TASK DIRECTIONS | Take the lines from the top down to and including the one with "8000, 10000, 12000, 14500]" and repeat them exactly. Omit images.
── RAW DATA
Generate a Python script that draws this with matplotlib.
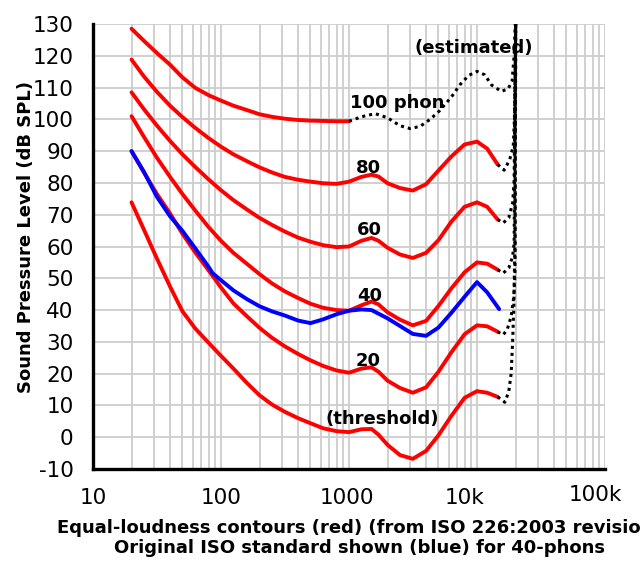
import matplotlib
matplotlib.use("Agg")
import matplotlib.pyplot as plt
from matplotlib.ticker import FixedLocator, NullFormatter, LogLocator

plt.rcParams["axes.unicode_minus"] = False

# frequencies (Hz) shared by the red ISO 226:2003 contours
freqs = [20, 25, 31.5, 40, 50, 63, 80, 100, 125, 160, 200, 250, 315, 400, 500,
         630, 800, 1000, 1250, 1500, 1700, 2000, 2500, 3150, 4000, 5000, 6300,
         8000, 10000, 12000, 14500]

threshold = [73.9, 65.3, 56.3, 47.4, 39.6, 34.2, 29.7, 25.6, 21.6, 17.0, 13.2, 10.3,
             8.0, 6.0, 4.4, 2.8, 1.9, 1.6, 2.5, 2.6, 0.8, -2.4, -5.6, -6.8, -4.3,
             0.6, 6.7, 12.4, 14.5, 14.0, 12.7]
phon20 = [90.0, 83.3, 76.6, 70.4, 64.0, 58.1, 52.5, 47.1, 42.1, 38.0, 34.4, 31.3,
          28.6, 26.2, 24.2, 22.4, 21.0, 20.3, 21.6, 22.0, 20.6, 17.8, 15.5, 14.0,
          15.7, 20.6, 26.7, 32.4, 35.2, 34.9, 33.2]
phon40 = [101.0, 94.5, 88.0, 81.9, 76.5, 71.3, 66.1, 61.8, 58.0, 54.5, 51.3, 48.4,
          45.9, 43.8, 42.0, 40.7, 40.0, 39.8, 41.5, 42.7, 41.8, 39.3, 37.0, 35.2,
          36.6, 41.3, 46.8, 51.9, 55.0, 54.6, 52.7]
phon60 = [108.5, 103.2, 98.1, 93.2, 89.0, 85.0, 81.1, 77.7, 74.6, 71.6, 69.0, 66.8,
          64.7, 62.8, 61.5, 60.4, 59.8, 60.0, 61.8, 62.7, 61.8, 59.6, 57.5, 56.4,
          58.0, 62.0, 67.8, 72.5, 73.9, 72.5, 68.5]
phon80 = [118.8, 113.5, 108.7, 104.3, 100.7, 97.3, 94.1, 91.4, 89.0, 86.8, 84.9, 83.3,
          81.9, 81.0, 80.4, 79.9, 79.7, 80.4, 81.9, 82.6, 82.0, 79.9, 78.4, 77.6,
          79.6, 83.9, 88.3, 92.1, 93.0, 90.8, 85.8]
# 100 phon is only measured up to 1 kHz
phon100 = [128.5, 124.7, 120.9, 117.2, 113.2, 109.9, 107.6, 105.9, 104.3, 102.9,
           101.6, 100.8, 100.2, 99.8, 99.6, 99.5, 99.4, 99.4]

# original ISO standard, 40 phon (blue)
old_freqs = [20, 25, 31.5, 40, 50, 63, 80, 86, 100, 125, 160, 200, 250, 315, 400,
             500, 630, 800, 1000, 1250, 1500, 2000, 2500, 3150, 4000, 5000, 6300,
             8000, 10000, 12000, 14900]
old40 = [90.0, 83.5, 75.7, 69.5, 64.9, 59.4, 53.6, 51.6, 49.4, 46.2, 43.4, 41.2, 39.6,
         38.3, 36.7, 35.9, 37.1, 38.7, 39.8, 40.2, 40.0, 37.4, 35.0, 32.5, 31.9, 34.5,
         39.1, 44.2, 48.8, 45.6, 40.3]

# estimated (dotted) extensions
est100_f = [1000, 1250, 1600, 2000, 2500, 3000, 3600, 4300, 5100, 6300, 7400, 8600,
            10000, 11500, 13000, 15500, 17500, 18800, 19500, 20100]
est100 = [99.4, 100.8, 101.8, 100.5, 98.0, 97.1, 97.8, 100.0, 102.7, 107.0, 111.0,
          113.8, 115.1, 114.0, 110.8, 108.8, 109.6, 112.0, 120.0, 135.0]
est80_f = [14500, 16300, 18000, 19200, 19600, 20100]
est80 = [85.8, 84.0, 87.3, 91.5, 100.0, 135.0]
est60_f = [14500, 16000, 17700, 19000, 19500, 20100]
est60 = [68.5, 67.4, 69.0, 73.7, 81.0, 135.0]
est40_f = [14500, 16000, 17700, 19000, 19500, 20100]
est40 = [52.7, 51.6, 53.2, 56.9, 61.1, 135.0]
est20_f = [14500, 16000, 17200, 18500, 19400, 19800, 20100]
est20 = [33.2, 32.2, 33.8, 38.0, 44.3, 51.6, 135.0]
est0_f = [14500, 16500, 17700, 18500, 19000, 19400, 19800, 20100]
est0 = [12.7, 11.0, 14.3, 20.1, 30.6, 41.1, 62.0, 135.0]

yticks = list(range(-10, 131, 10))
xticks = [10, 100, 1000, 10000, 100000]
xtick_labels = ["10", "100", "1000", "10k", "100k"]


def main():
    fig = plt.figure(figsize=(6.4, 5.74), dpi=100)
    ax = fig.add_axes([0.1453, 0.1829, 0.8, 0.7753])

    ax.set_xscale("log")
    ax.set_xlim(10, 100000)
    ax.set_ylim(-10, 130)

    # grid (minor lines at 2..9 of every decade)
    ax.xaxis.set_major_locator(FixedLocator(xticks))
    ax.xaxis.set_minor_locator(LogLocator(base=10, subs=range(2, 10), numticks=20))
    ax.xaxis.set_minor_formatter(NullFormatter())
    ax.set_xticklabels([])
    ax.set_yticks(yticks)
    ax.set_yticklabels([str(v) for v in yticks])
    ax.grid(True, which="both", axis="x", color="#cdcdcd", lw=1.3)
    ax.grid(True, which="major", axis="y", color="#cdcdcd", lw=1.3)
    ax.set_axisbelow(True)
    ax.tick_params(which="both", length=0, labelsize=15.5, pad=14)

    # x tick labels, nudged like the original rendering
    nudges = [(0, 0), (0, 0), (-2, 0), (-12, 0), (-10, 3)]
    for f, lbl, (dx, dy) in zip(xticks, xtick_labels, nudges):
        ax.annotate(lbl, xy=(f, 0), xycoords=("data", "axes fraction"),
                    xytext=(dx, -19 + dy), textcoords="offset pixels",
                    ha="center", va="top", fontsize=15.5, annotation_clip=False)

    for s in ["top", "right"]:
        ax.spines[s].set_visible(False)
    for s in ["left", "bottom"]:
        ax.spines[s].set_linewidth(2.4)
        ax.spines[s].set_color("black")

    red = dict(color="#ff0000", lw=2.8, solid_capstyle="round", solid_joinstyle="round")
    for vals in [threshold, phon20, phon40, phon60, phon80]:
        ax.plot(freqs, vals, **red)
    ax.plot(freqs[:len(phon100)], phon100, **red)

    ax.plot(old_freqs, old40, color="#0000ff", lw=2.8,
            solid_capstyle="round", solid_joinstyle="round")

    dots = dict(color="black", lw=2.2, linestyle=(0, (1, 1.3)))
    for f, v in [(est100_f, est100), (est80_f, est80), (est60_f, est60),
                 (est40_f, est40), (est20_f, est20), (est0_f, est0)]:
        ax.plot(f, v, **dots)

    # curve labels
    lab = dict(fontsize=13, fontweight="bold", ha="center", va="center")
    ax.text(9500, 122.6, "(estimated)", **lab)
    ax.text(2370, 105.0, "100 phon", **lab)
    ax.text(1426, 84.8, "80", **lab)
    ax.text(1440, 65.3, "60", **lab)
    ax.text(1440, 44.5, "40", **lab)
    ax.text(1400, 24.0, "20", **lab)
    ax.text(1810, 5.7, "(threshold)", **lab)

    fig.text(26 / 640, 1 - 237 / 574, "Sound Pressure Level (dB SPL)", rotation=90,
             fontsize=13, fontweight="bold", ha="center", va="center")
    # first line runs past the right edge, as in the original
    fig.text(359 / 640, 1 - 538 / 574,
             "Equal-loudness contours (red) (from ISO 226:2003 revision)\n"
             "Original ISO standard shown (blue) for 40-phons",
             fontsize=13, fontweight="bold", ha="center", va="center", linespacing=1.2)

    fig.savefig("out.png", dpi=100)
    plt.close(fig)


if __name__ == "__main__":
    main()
────
EXERCISE RESULT |
Generate a Python script that draws this with matplotlib.
import matplotlib
matplotlib.use("Agg")
import matplotlib.pyplot as plt
from matplotlib.ticker import FixedLocator, NullFormatter, LogLocator

plt.rcParams["axes.unicode_minus"] = False

# frequencies (Hz) shared by the red ISO 226:2003 contours
freqs = [20, 25, 31.5, 40, 50, 63, 80, 100, 125, 160, 200, 250, 315, 400, 500,
         630, 800, 1000, 1250, 1500, 1700, 2000, 2500, 3150, 4000, 5000, 6300,
         8000, 10000, 12000, 14500]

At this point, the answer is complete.